**Given records**
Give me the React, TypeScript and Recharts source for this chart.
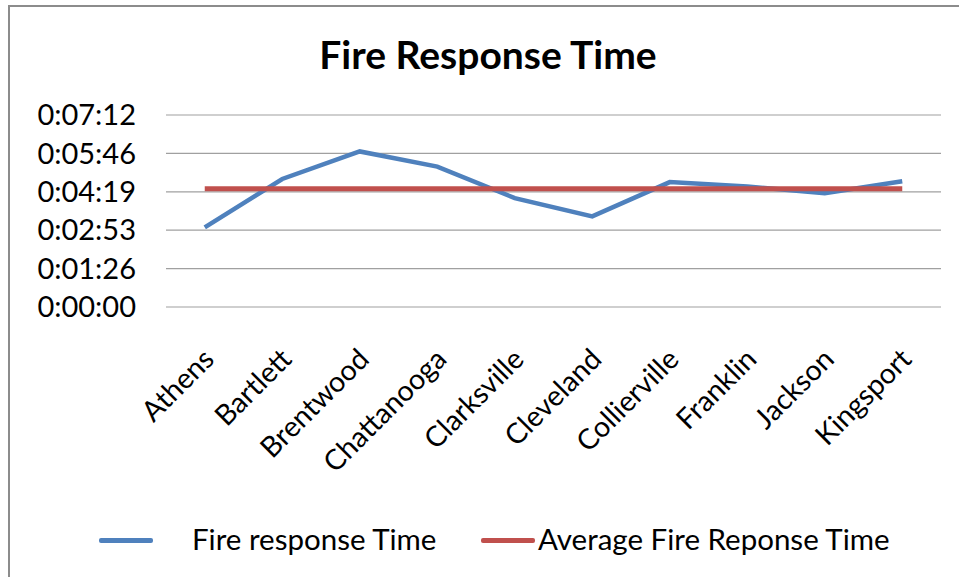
import React from 'react';
import { LineChart, Line, XAxis, YAxis, CartesianGrid } from 'recharts';

const categories = ['Athens', 'Bartlett', 'Brentwood', 'Chattanooga', 'Clarksville', 'Cleveland', 'Collierville', 'Franklin', 'Jackson', 'Kingsport'];
const responseSeconds = [179, 288, 350, 316, 245, 204, 281, 271, 256, 283];
const averageSeconds = [266, 266, 266, 266, 266, 266, 266, 266, 266, 266];
const yTicks = [0, 86.4, 172.8, 259.2, 345.6, 432];
const seriesNames = ['Fire response Time', 'Average Fire Reponse Time'];
const chartTitle = 'Fire Response Time';

const data = categories.map((c, i) => ({ name: c, resp: responseSeconds[i], avg: averageSeconds[i] }));

const FONT = 'Lato, "Open Sans", sans-serif';

const fmt = (v: number) => {
  const s = Math.round(v);
  const h = Math.floor(s / 3600);
  const m = Math.floor((s % 3600) / 60);
  const sec = s % 60;
  return `${h}:${String(m).padStart(2, '0')}:${String(sec).padStart(2, '0')}`;
};

const XTick = (props: any) => {
  const { x, payload } = props;
  const ax = x + 11;
  const ay = 361;
  return (
    <text x={ax} y={ay} textAnchor="end" fontFamily={FONT} fontSize={28.5} fill="#000" transform={`rotate(-45, ${ax}, ${ay})`}>
      {payload.value}
    </text>
  );
};

export default function App() {
  return (
    <div style={{ position: 'absolute', left: 0, top: 0, width: 959, height: 577, background: '#fff', overflow: 'hidden' }}>
      <div style={{ position: 'absolute', left: 8, top: 5, width: 960, height: 600, borderTop: '2px solid #8c8c8c', borderLeft: '2px solid #8c8c8c' }} />
      <div style={{ position: 'absolute', left: 188, width: 600, top: 31, textAlign: 'center', fontFamily: FONT, fontWeight: 700, fontSize: 39, color: '#000', lineHeight: '46px' }}>
        {chartTitle}
      </div>
      <div style={{ position: 'absolute', left: 0, top: 0 }}>
        <LineChart width={959} height={577} data={data} margin={{ top: 115, right: 18, left: 0, bottom: 0 }}>
          <CartesianGrid vertical={false} stroke="#a0a0a0" strokeWidth={1.2} />
          <XAxis
            dataKey="name"
            height={270}
            axisLine={false}
            tickLine={false}
            interval={0}
            padding={{ left: 38.75, right: 38.75 }}
            tick={<XTick />}
          />
          <YAxis
            width={166}
            domain={[0, 432]}
            ticks={yTicks}
            tickFormatter={fmt}
            axisLine={false}
            tickLine={false}
            tickSize={0}
            tickMargin={30}
            tick={{ fontFamily: FONT, fontSize: 29, fill: '#000' }}
            interval={0}
          />
          <Line type="linear" dataKey="resp" name={seriesNames[0]} stroke="#4F81BD" strokeWidth={4.5} dot={false} isAnimationActive={false} />
          <Line type="linear" dataKey="avg" name={seriesNames[1]} stroke="#C0504D" strokeWidth={5} dot={false} isAnimationActive={false} />
        </LineChart>
      </div>
      <div style={{ position: 'absolute', left: 99, top: 538, width: 54, height: 4.5, background: '#4F81BD', borderRadius: 2 }} />
      <div style={{ position: 'absolute', left: 192, top: 522, fontFamily: FONT, fontSize: 29.5, lineHeight: '34px', color: '#000', whiteSpace: 'nowrap' }}>
        {seriesNames[0]}
      </div>
      <div style={{ position: 'absolute', left: 481, top: 538, width: 54, height: 5, background: '#C0504D', borderRadius: 2 }} />
      <div style={{ position: 'absolute', left: 538, top: 522, fontFamily: FONT, fontSize: 29.5, lineHeight: '34px', color: '#000', whiteSpace: 'nowrap' }}>
        {seriesNames[1]}
      </div>
    </div>
  );
}
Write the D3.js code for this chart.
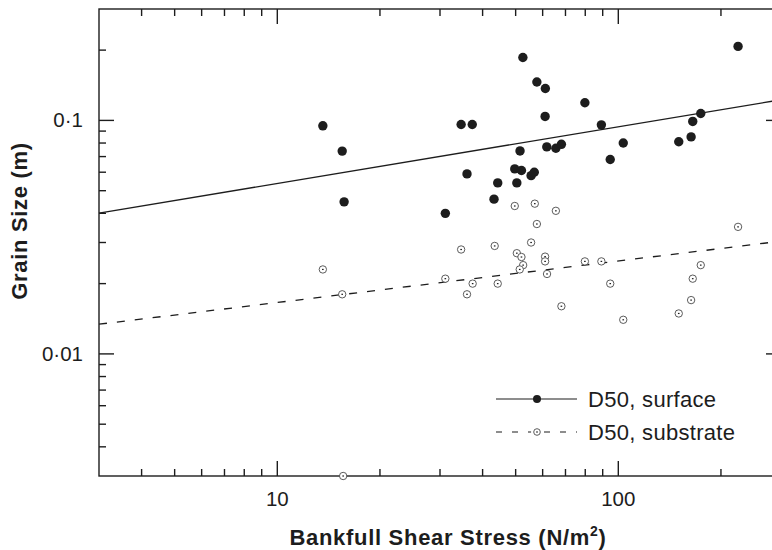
<html>
<script src="https://d3js.org/d3.v7.min.js"></script>
<body style="margin:0;background:#fff">
<div id="chart"></div>
<script>
    // shear stress (N/m2) and D50 grain size (m)
    const stress = [13.6, 15.5, 15.7, 31.1, 34.6, 37.3, 36.0, 43.2, 44.3, 49.7, 50.4, 51.5, 52.0, 52.5, 55.5, 56.7,
        57.7, 61.1, 61.0, 61.7, 65.6, 68.1, 79.8, 89.2, 94.7, 103.4, 150.4, 163.5, 165.3, 174.5, 224.5];
    const d50Surface = [0.0948, 0.0739, 0.0448, 0.040, 0.096, 0.096, 0.059, 0.046, 0.054, 0.062, 0.054, 0.074, 0.061, 0.186, 0.058, 0.060,
        0.146, 0.137, 0.104, 0.077, 0.076, 0.079, 0.119, 0.0957, 0.068, 0.080, 0.081, 0.085, 0.099, 0.107, 0.2075];

    const stressSub = [13.6, 15.5, 15.6, 31.1, 34.6, 36.0, 37.4, 43.4, 44.3, 49.7, 50.4, 52.0, 52.6, 51.4, 56.9, 57.7,
        55.5, 65.6, 61.0, 61.0, 61.8, 68.1, 79.8, 89.2, 94.7, 103.4, 150.4, 163.5, 165.3, 174.5, 224.5];
    const d50Substrate = [0.023, 0.018, 0.003, 0.021, 0.028, 0.018, 0.020, 0.029, 0.020, 0.043, 0.027, 0.026, 0.024, 0.023, 0.044, 0.036,
        0.030, 0.041, 0.0261, 0.0249, 0.022, 0.016, 0.0249, 0.0249, 0.020, 0.014, 0.0149, 0.017, 0.021, 0.024, 0.035];

    // power-law fits, value at each end of the x range
    const fitX = [3, 300];
    const fitSurface = [0.0401, 0.1226];
    const fitSubstrate = [0.0134, 0.0304];

    const xTicks = [10, 100];
    const yTicks = [0.01, 0.1];
    const yTickLabels = ["0·01", "0·1"];
    const seriesNames = ["D50, surface", "D50, substrate"];

    const W = 772, H = 550;
    // right edge of the frame sits just past the picture, as in the original crop
    const mLeft = 99, mRight = 781, mTop = 9, mBottom = 476;
    const ink = "#1d1d1d";
    const font = "'Liberation Sans', Arial, sans-serif";

    const svg = d3.select("#chart").append("svg").attr("width", W).attr("height", H)
        .style("font-family", font);

    const x = d3.scaleLog().domain([3, 300]).range([mLeft, mRight]);
    const y = d3.scaleLog().domain([0.003, 0.3]).range([mBottom, mTop]);

    // minor ticks 1..9 per decade
    const minorX = [], minorY = [];
    for (let e = 0; e <= 2; e++) for (let m = 1; m <= 9; m++) {
        const v = m * Math.pow(10, e);
        if (v > 3 && v < 300 && !xTicks.includes(v)) minorX.push(v);
    }
    for (let e = -3; e <= -1; e++) for (let m = 1; m <= 9; m++) {
        const v = +(m * Math.pow(10, e)).toPrecision(3);
        if (v > 0.003 && v < 0.3 && !yTicks.includes(v)) minorY.push(v);
    }

    const axes = svg.append("g").attr("stroke", ink).attr("stroke-width", 1.4);
    // frame
    axes.append("rect").attr("x", mLeft).attr("y", mTop).attr("width", mRight - mLeft).attr("height", mBottom - mTop)
        .attr("fill", "none");

    // x ticks, bottom and top, pointing inwards
    const xt = minorX.map(v => ({v, len: 7})).concat(xTicks.map(v => ({v, len: 15})));
    axes.selectAll(".xb").data(xt).enter().append("line")
        .attr("x1", d => x(d.v)).attr("x2", d => x(d.v)).attr("y1", mBottom).attr("y2", d => mBottom - d.len);
    axes.selectAll(".xt").data(xt).enter().append("line")
        .attr("x1", d => x(d.v)).attr("x2", d => x(d.v)).attr("y1", mTop).attr("y2", d => mTop + d.len);

    const yt = minorY.map(v => ({v, len: 7})).concat(yTicks.map(v => ({v, len: 15})));
    axes.selectAll(".yl").data(yt).enter().append("line")
        .attr("y1", d => y(d.v)).attr("y2", d => y(d.v)).attr("x1", mLeft).attr("x2", d => mLeft + d.len);
    axes.selectAll(".yr").data(yt).enter().append("line")
        .attr("y1", d => y(d.v)).attr("y2", d => y(d.v)).attr("x1", mRight).attr("x2", d => mRight - d.len);

    // tick labels
    svg.selectAll(".xl").data(xTicks).enter().append("text")
        .attr("x", d => x(d)).attr("y", mBottom + 30)
        .attr("text-anchor", "middle").attr("font-size", 20.5).attr("fill", ink)
        .text(d => d);
    svg.selectAll(".ylab").data(yTicks).enter().append("text")
        .attr("x", mLeft - 16).attr("y", d => y(d) + 7)
        .attr("text-anchor", "end").attr("font-size", 20.5).attr("fill", ink)
        .text((d, i) => yTickLabels[i]);

    // axis titles
    const xTitle = svg.append("text")
        .attr("x", 448).attr("y", 545)
        .attr("text-anchor", "middle").attr("font-size", 22).attr("font-weight", "bold")
        .attr("letter-spacing", 0.7).attr("fill", ink);
    xTitle.append("tspan").text("Bankfull Shear Stress (N/m");
    xTitle.append("tspan").attr("font-size", 14).attr("dy", -9).text("2");
    xTitle.append("tspan").attr("dy", 9).text(")");

    svg.append("text")
        .attr("transform", "translate(27,221) rotate(-90)")
        .attr("text-anchor", "middle").attr("font-size", 22).attr("font-weight", "bold")
        .attr("letter-spacing", 0.7).attr("fill", ink)
        .text("Grain Size (m)");

    // regression lines
    const line = d3.line().x(d => x(d[0])).y(d => y(d[1]));
    svg.append("path").datum(fitX.map((v, i) => [v, fitSurface[i]]))
        .attr("d", line).attr("fill", "none").attr("stroke", ink).attr("stroke-width", 1.3);
    svg.append("path").datum(fitX.map((v, i) => [v, fitSubstrate[i]]))
        .attr("d", line).attr("fill", "none").attr("stroke", ink).attr("stroke-width", 1.3)
        .attr("stroke-dasharray", "8,10");

    // substrate markers: open circle with a dot
    function subMarker(g, r) {
        g.append("circle").attr("r", r).attr("fill", "#fff").attr("stroke", "#4a4a4a").attr("stroke-width", 0.9);
        g.append("rect").attr("x", -0.8).attr("y", -0.6).attr("width", 1.6).attr("height", 1.2).attr("fill", ink);
    }
    const subData = stressSub.map((v, i) => [v, d50Substrate[i]]);
    svg.selectAll(".sub").data(subData).enter().append("g")
        .attr("class", "sub")
        .attr("transform", d => `translate(${x(d[0])},${y(d[1])})`)
        .each(function () { subMarker(d3.select(this), 3.7); });

    const surfData = stress.map((v, i) => [v, d50Surface[i]]);
    svg.selectAll(".surf").data(surfData).enter().append("circle")
        .attr("class", "surf")
        .attr("cx", d => x(d[0])).attr("cy", d => y(d[1])).attr("r", 4.7)
        .attr("fill", ink);

    // legend
    const lg = svg.append("g").attr("transform", "translate(496,0)");
    lg.append("line").attr("x1", 0).attr("x2", 81).attr("y1", 399).attr("y2", 399)
        .attr("stroke", ink).attr("stroke-width", 1.2);
    lg.append("circle").attr("cx", 41).attr("cy", 399).attr("r", 4).attr("fill", ink);
    lg.append("line").attr("x1", 0).attr("x2", 81).attr("y1", 432).attr("y2", 432)
        .attr("stroke", ink).attr("stroke-width", 1.2).attr("stroke-dasharray", "6,10");
    const lm = lg.append("g").attr("transform", "translate(41,432)");
    lm.append("circle").attr("r", 6).attr("fill", "#fff");
    subMarker(lm, 3.3);
    lg.selectAll(".lt").data(seriesNames).enter().append("text")
        .attr("x", 92).attr("y", (d, i) => 407 + i * 33)
        .attr("font-size", 22).attr("letter-spacing", 0.3).attr("fill", ink)
        .text(d => d);
</script>
</body>
</html>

**Work required**
Omit all pictures, and reproduce exactly the lines from the one holding "Write the D3.js code for this chart." through the one holding "const fitSubstrate = [0.0134, 0.0304];", both included.

**Response for this exercise**
Write the D3.js code for this chart.
<html>
<script src="https://d3js.org/d3.v7.min.js"></script>
<body style="margin:0;background:#fff">
<div id="chart"></div>
<script>
    // shear stress (N/m2) and D50 grain size (m)
    const stress = [13.6, 15.5, 15.7, 31.1, 34.6, 37.3, 36.0, 43.2, 44.3, 49.7, 50.4, 51.5, 52.0, 52.5, 55.5, 56.7,
        57.7, 61.1, 61.0, 61.7, 65.6, 68.1, 79.8, 89.2, 94.7, 103.4, 150.4, 163.5, 165.3, 174.5, 224.5];
    const d50Surface = [0.0948, 0.0739, 0.0448, 0.040, 0.096, 0.096, 0.059, 0.046, 0.054, 0.062, 0.054, 0.074, 0.061, 0.186, 0.058, 0.060,
        0.146, 0.137, 0.104, 0.077, 0.076, 0.079, 0.119, 0.0957, 0.068, 0.080, 0.081, 0.085, 0.099, 0.107, 0.2075];

    const stressSub = [13.6, 15.5, 15.6, 31.1, 34.6, 36.0, 37.4, 43.4, 44.3, 49.7, 50.4, 52.0, 52.6, 51.4, 56.9, 57.7,
        55.5, 65.6, 61.0, 61.0, 61.8, 68.1, 79.8, 89.2, 94.7, 103.4, 150.4, 163.5, 165.3, 174.5, 224.5];
    const d50Substrate = [0.023, 0.018, 0.003, 0.021, 0.028, 0.018, 0.020, 0.029, 0.020, 0.043, 0.027, 0.026, 0.024, 0.023, 0.044, 0.036,
        0.030, 0.041, 0.0261, 0.0249, 0.022, 0.016, 0.0249, 0.0249, 0.020, 0.014, 0.0149, 0.017, 0.021, 0.024, 0.035];

    // power-law fits, value at each end of the x range
    const fitX = [3, 300];
    const fitSurface = [0.0401, 0.1226];
    const fitSubstrate = [0.0134, 0.0304];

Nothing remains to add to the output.